TL;DR: how can I calculate the disturbance at each joint due to coupling forces in a two-link planar robot manipulator actuated by two independent DC motors?
I'm studying control theory and trying to work through a simple example using a two-link planar robot manipulator:
My goal is to simulate PID control of the planar two-link manipulator, where each joint is actuated by an independent DC motor. The input is two continuous signals $$\theta_1(t), \theta_2(t)$$
which represent the desired angle for each joint at time t.
Following this paper: Modeling a Controller for an Articulated Robotic Arm, I can obtain an expression for the voltage I need to apply to each motor to achieve a desired angle. The paper also describes the PID controller necessary to maintain the desired angle given an error signal $$e(t) = \theta_{desired}(t)-\theta_{actual}(t)$$
Since each motor is controlled independently, coupling effects among joints due to varying configurations during motion are treated as disturbance inputs. My question is: how can I model this coupling effect in order to "simulate" the error signal e(t) for system under ideal conditions? By ideal conditions I mean that the disturbance due to coupling among joints accounts for 100% of the error signal.
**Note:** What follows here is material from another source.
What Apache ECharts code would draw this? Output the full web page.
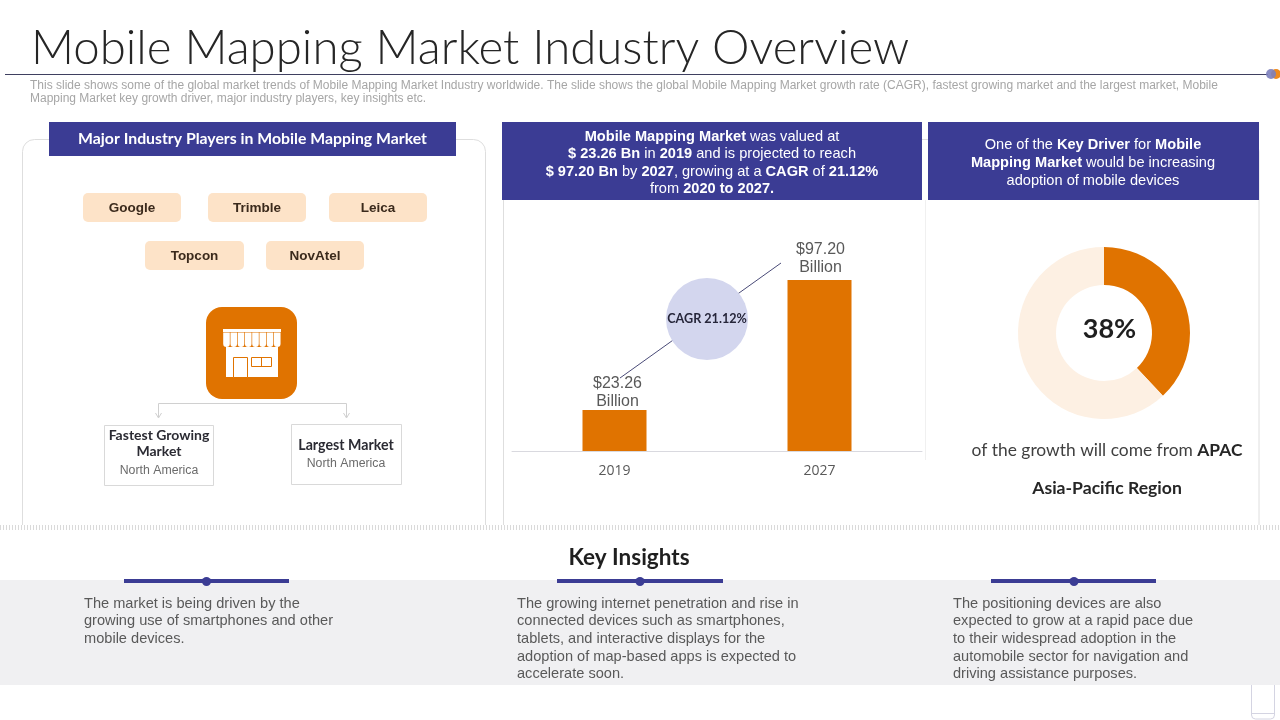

My current thought is to use an expression for the dynamics of the two-link planar manipulator, as per the following book: A Mathematical Introduction to Robotic Manipulation
This way, at time t, we determine the voltage to achieve the desired angles for each independent motor, then plug that into our DC motor model to obtain the generated torques: $$\tau_1, \tau_2$$
We then plug these torques into the dynamics to get the actual angles, taking into account the coupling forces, and then use the actual angles compared to the desired angles in order to generate the error signal that feeds into the PID control loop.
Does this approach make sense? If not, where have I gone wrong and how can I simulate the error signal due to coupling forces?
Edit: one commenter points out PID control may not be optimal for this problem. If this is the case, what alternative control strategies should I use?